Sunday, October 10, 2010

The Ig Nobels: Making people laugh and then think

Today’s ‘Positive and Optimistic Sunday’. My mother language’s English. I feel profound sympathy for everyone trying to learn English as a second (or subsequent) language. For them, English’s grammatical and constructional idiosyncrasies must be hugely frustrating. An example? The opposite of ‘noble’. It’s ‘ignoble’. I can’t find any other word which converts to its antonym via the prefix ‘ig’. If you want to parody the Nobel Prizes, what would you name the parody prizes? The Ig Nobel Prizes, of course [1]. Ig Nobels are awarded in early October each year by the humorous journal Annals of Improbable Research [2]. The Ig Nobels were inaugurated in 1991 – at that time for discoveries ‘that cannot, or should not, be reproduced’. Ten prizes are awarded each year, in the five Nobel categories (i.e. physics, chemistry, physiology/ medicine, literature and peace) plus others.

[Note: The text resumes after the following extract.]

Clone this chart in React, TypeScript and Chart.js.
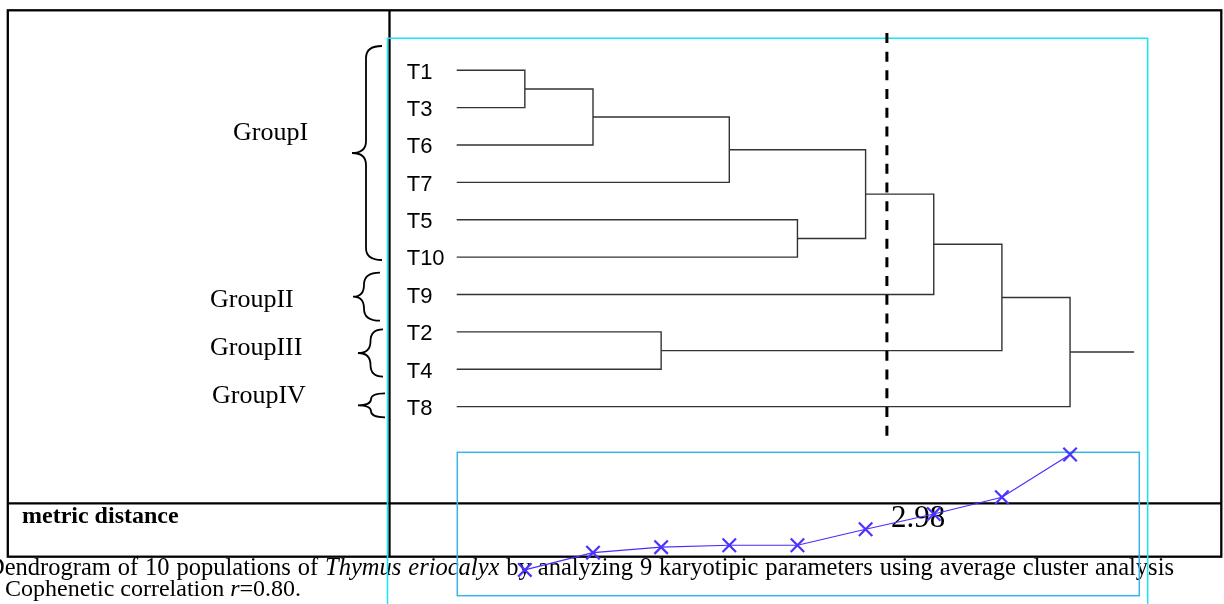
import React, { useEffect, useRef } from "react";
import { Chart, registerables } from "chart.js";

Chart.register(...registerables);

// ---------------- data ----------------
const leafLabels = ["T1", "T3", "T6", "T7", "T5", "T10", "T9", "T2", "T4", "T8"];
// merge k (1-based) creates cluster "Ck" at fusion step k
const mergeLeft = ["T1", "C1", "T2", "C2", "T5", "C4", "C6", "C7", "C8"];
const mergeRight = ["T3", "T6", "T4", "T7", "T10", "C5", "T9", "C3", "T8"];
const fusionDistance = [1.08, 1.8, 2.03, 2.11, 2.11, 2.78, 3.42, 4.12, 5.91];
const cutDistance = 2.98;
const cutLabel = "2.98";
const groupNames = ["GroupI", "GroupII", "GroupIII", "GroupIV"];
const axisTitle = "metric distance";
const captionLine1 = [
  "Dendrogram of 10 populations of",
  "Thymus eriocalyx",
  "by analyzing 9 karyotipic parameters using average cluster analysis",
];
const captionLine1Italic = [false, true, false];
const captionLine2 = ["Cophenetic correlation ", "r", "=0.80."];
const captionLine2Italic = [false, true, false];

// ---------------- layout (pixels / styles) ----------------
const W = 1224;
const H = 604;
const X0 = 456.7; // pixel of step 0
const XSTEP = 68.15; // pixels per fusion step
const Y0 = 70.3; // pixel of first leaf
const YSTEP = 37.37; // pixels per leaf
const DIST_BOTTOM_PX = 595.7;
const DIST_TOP_PX = 452.3;
const DIST_RANGE = 6;
const ROOT_STUB = 0.94;
const CUT_TOP = -1.0;
const CUT_BOTTOM = 9.8;
const SERIF = "'Liberation Serif', 'Times New Roman', serif";
const SANS = "'Liberation Sans', Arial, sans-serif";

const groupLabelPos = [
  { x: 233, y: 140 },
  { x: 210, y: 307 },
  { x: 210, y: 355 },
  { x: 212, y: 403 },
];
const braceLayout = [
  { top: 46, bot: 260, vx: 366, tipX: 382, midX: 352 },
  { top: 272.7, bot: 320.7, vx: 364, tipX: 380, midX: 353 },
  { top: 329.3, bot: 376.7, vx: 370.5, tipX: 383, midX: 358 },
  { top: 393.3, bot: 417.3, vx: 371, tipX: 385, midX: 358 },
];

function buildDendrogram() {
  const pos: Record<string, { x: number; y: number }> = {};
  leafLabels.forEach((l, i) => (pos[l] = { x: 0, y: i }));
  const segs: { x: number; y: number }[][] = [];
  mergeLeft.forEach((a, k) => {
    const b = mergeRight[k];
    const step = k + 1;
    const pa = pos[a];
    const pb = pos[b];
    segs.push([
      { x: pa.x, y: pa.y },
      { x: step, y: pa.y },
      { x: step, y: pb.y },
      { x: pb.x, y: pb.y },
    ]);
    pos["C" + step] = { x: step, y: (pa.y + pb.y) / 2 };
  });
  const root = pos["C" + mergeLeft.length];
  segs.push([
    { x: root.x, y: root.y },
    { x: root.x + ROOT_STUB, y: root.y },
  ]);
  return segs;
}

function cutStepFromDistance(d: number) {
  for (let i = 0; i < fusionDistance.length - 1; i++) {
    const a = fusionDistance[i];
    const b = fusionDistance[i + 1];
    if (d >= a && d <= b && b > a) return i + 1 + (d - a) / (b - a);
  }
  return fusionDistance.length;
}

function drawBrace(
  ctx: CanvasRenderingContext2D,
  b: { top: number; bot: number; vx: number; tipX: number; midX: number }
) {
  const mid = (b.top + b.bot) / 2;
  const r = Math.min(12, (mid - b.top) / 2);
  ctx.beginPath();
  ctx.moveTo(b.tipX, b.top);
  ctx.quadraticCurveTo(b.vx, b.top, b.vx, b.top + r);
  ctx.lineTo(b.vx, mid - r);
  ctx.quadraticCurveTo(b.vx, mid, b.midX, mid);
  ctx.quadraticCurveTo(b.vx, mid, b.vx, mid + r);
  ctx.lineTo(b.vx, b.bot - r);
  ctx.quadraticCurveTo(b.vx, b.bot, b.tipX, b.bot);
  ctx.stroke();
}

function drawRuns(
  ctx: CanvasRenderingContext2D,
  parts: string[],
  italic: boolean[],
  x: number,
  y: number,
  size: number
) {
  let cx = x;
  parts.forEach((p, i) => {
    ctx.font = `${italic[i] ? "italic " : ""}${size}px ${SERIF}`;
    ctx.fillText(p, cx, y);
    cx += ctx.measureText(p).width;
  });
}

function drawJustified(
  ctx: CanvasRenderingContext2D,
  parts: string[],
  italic: boolean[],
  x0: number,
  x1: number,
  y: number,
  size: number
) {
  const words: { t: string; it: boolean; w: number }[] = [];
  parts.forEach((p, i) => {
    ctx.font = `${italic[i] ? "italic " : ""}${size}px ${SERIF}`;
    p.split(" ")
      .filter((s) => s.length)
      .forEach((t) => words.push({ t, it: italic[i], w: ctx.measureText(t).width }));
  });
  const total = words.reduce((s, w) => s + w.w, 0);
  const gap = (x1 - x0 - total) / (words.length - 1);
  let cx = x0;
  words.forEach((w) => {
    ctx.font = `${w.it ? "italic " : ""}${size}px ${SERIF}`;
    ctx.fillText(w.t, cx, y);
    cx += w.w + gap;
  });
}

const decorPlugin = {
  id: "figureDecor",
  beforeDraw(chart: any) {
    const ctx = chart.ctx as CanvasRenderingContext2D;
    ctx.save();
    ctx.fillStyle = "#ffffff";
    ctx.fillRect(0, 0, W, H);
    ctx.restore();
  },
  beforeDatasetsDraw(chart: any) {
    const ctx = chart.ctx as CanvasRenderingContext2D;
    const xs = chart.scales.x;
    const yl = chart.scales.yLeaf;
    const yd = chart.scales.yDist;
    ctx.save();
    ctx.fillStyle = "#000";
    ctx.textBaseline = "alphabetic";
    ctx.textAlign = "left";

    // caption
    drawJustified(ctx, captionLine1, captionLine1Italic, -13, 1174, 575, 24.5);
    drawRuns(ctx, captionLine2, captionLine2Italic, 5, 596, 24);

    // table frame
    ctx.strokeStyle = "#000";
    ctx.lineWidth = 2.3;
    ctx.strokeRect(7.8, 10.3, 1221.3 - 7.8, 556.7 - 10.3);
    ctx.beginPath();
    ctx.moveTo(389.5, 10.3);
    ctx.lineTo(389.5, 556.7);
    ctx.moveTo(7.8, 503.3);
    ctx.lineTo(1221.3, 503.3);
    ctx.stroke();

    // embedded picture frames
    ctx.lineWidth = 1.5;
    ctx.strokeStyle = "rgb(20,232,245)";
    ctx.beginPath();
    ctx.moveTo(387.5, H + 2);
    ctx.lineTo(387.5, 38.3);
    ctx.lineTo(1147.7, 38.3);
    ctx.lineTo(1147.7, H + 2);
    ctx.stroke();
    ctx.strokeStyle = "rgb(55,180,232)";
    ctx.strokeRect(457.3, DIST_TOP_PX, 1139.3 - 457.3, DIST_BOTTOM_PX - DIST_TOP_PX);

    // axis title
    ctx.fillStyle = "#000";
    ctx.font = `bold 24px ${SERIF}`;
    ctx.fillText(axisTitle, 22, 522.7);

    // group labels and braces
    ctx.font = `26px ${SERIF}`;
    groupNames.forEach((g, i) => ctx.fillText(g, groupLabelPos[i].x, groupLabelPos[i].y));
    ctx.lineWidth = 1.8;
    ctx.strokeStyle = "#000";
    braceLayout.forEach((b) => drawBrace(ctx, b));

    // leaf labels
    ctx.font = `22px ${SANS}`;
    leafLabels.forEach((l, i) => ctx.fillText(l, 406.7, yl.getPixelForValue(i) + 8.3));

    // cut value label
    const cs = cutStepFromDistance(cutDistance);
    ctx.font = `31px ${SERIF}`;
    ctx.fillText(cutLabel, xs.getPixelForValue(cs) + 4, yd.getPixelForValue(cutDistance) + 3);
    ctx.restore();
  },
};

export default function App() {
  const ref = useRef<HTMLCanvasElement | null>(null);
  useEffect(() => {
    if (!ref.current) return;
    const segs = buildDendrogram();
    const cs = cutStepFromDistance(cutDistance);
    const datasets: any[] = segs.map((s) => ({
      type: "scatter",
      data: s,
      showLine: true,
      xAxisID: "x",
      yAxisID: "yLeaf",
      borderColor: "#333333",
      borderWidth: 1.4,
      pointRadius: 0,
      fill: false,
      order: 3,
      clip: false,
    }));
    datasets.push({
      type: "scatter",
      data: [
        { x: cs, y: CUT_TOP },
        { x: cs, y: CUT_BOTTOM },
      ],
      showLine: true,
      xAxisID: "x",
      yAxisID: "yLeaf",
      borderColor: "#000",
      borderWidth: 3,
      borderDash: [10, 8.7],
      pointRadius: 0,
      order: 0,
      clip: false,
    });
    datasets.push({
      type: "scatter",
      data: fusionDistance.map((d, i) => ({ x: i + 1, y: d })),
      showLine: true,
      xAxisID: "x",
      yAxisID: "yDist",
      borderColor: "rgb(70,45,255)",
      borderWidth: 1.2,
      pointStyle: "crossRot",
      pointRadius: 9.5,
      pointBorderWidth: 2.2,
      pointBorderColor: "rgb(75,50,255)",
      pointBackgroundColor: "rgb(75,50,255)",
      order: 1,
      clip: false,
    });

    const kd = (DIST_BOTTOM_PX - DIST_TOP_PX) / DIST_RANGE;
    const chart = new Chart(ref.current, {
      type: "scatter",
      data: { datasets },
      options: {
        responsive: false,
        animation: false,
        devicePixelRatio: 1,
        events: [],
        layout: { padding: 0, autoPadding: false },
        plugins: { legend: { display: false }, tooltip: { enabled: false } },
        scales: {
          x: {
            type: "linear",
            display: false,
            bounds: "data",
            min: -X0 / XSTEP,
            max: (W - X0) / XSTEP,
          },
          yLeaf: {
            type: "linear",
            display: false,
            reverse: true,
            bounds: "data",
            min: -Y0 / YSTEP,
            max: (H - Y0) / YSTEP,
          },
          yDist: {
            type: "linear",
            display: false,
            bounds: "data",
            min: -(H - DIST_BOTTOM_PX) / kd,
            max: DIST_BOTTOM_PX / kd,
          },
        },
      } as any,
      plugins: [decorPlugin],
    });
    return () => chart.destroy();
  }, []);

  return (
    <div style={{ position: "absolute", left: 0, top: 0, width: W, height: H }}>
      <canvas ref={ref} width={W} height={H} style={{ display: "block" }} />
    </div>
  );
}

The Ig Nobels are for genuine achievements ‘that first make people laugh, and then make them think’. The 2010 Ig Nobels were announced last week [3]. The range of its Prize topics is astounding. And wondrous. Every Ig Nobel winner from 1991 to 2010 is here [4]. And I must congratulate Andre Geim [5] who won an Ig Nobel in 2000 and a Nobel in 2010 [6]. Finally I love it that the Ig Nobel ceremony, held at Harvard each year, ends with the admonition: ‘If you didn’t win a prize – and especially if you did – better luck next year!’